Despite this national progress, Jacques warned that “people don’t really live in Canada. They live in homes that are located in cities across the country. And those home prices and the dynamics around it are very much locally based.”
Regional Differences
The report shows Toronto and Hamilton saw the largest improvements in affordability over the past three years, but home prices there remain far from affordable. Halifax currently faces the widest affordability gap at 74 per cent, while Edmonton has the smallest gap at just 4 per cent.

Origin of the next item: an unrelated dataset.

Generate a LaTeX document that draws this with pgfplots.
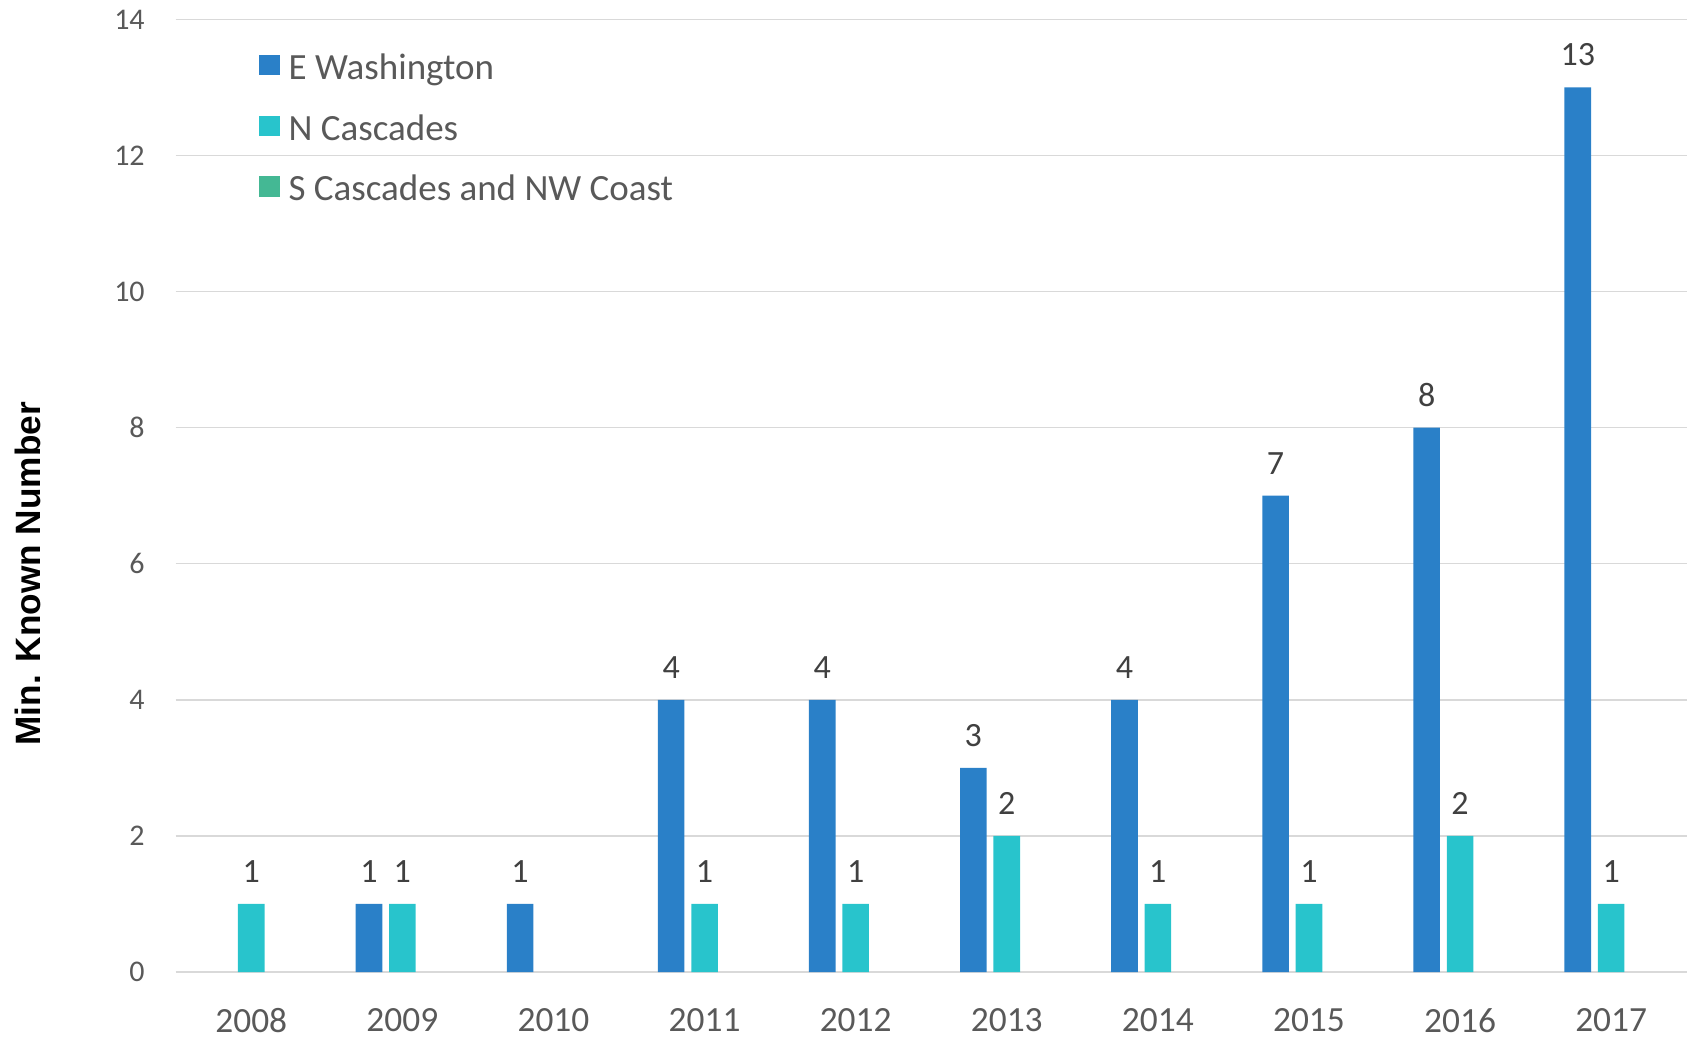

Calgary, Montreal and Québec saw affordability deteriorate, though mortgage carrying costs in those markets remain comparatively low.
Mortgage Burden Falling
The PBO also assessed financial vulnerability using mortgage debt service ratios — the share of household income devoted to mortgage payments. It found “significant progress” in bringing these ratios back to 2019 levels nationwide. Improvements were strongest in Toronto, Vancouver and Victoria, but households in these expensive markets remain more financially fragile than those elsewhere.
Building More Homes — and Rethinking Prices
The Canada Mortgage and Housing Corporation (CMHC) estimates Canada must double its pace of homebuilding to 480,000 units annually by 2035 to fully restore affordability. The federal government has pledged to double construction rates, but some experts argue that controlling home prices is just as important.
Paul Kershaw, a policy professor at the University of British Columbia and founder of Generation Squeeze, said policymakers deserve credit for progress but need to focus on keeping home prices stable. “Having home value stall or fall minimally is exactly what we need for the indefinite future, so that there is an opportunity for earnings to catch up and help us restore affordability forever,” he said.
Housing Minister Gregor Robertson has maintained that home values don’t necessarily need to drop, pointing instead to initiatives like Build Canada Homes, which aims to boost affordable and non-market housing stock.
Kershaw welcomed more non-market housing but said realistic expectations are needed. “Keeping prices in the regular market steady will be critical for the majority of Canadians who own or rent in that system,” he said.
While affordability is improving overall, the PBO report underscores that Canada’s housing story remains local — with some cities on the path to relief, and others still facing deep challenges.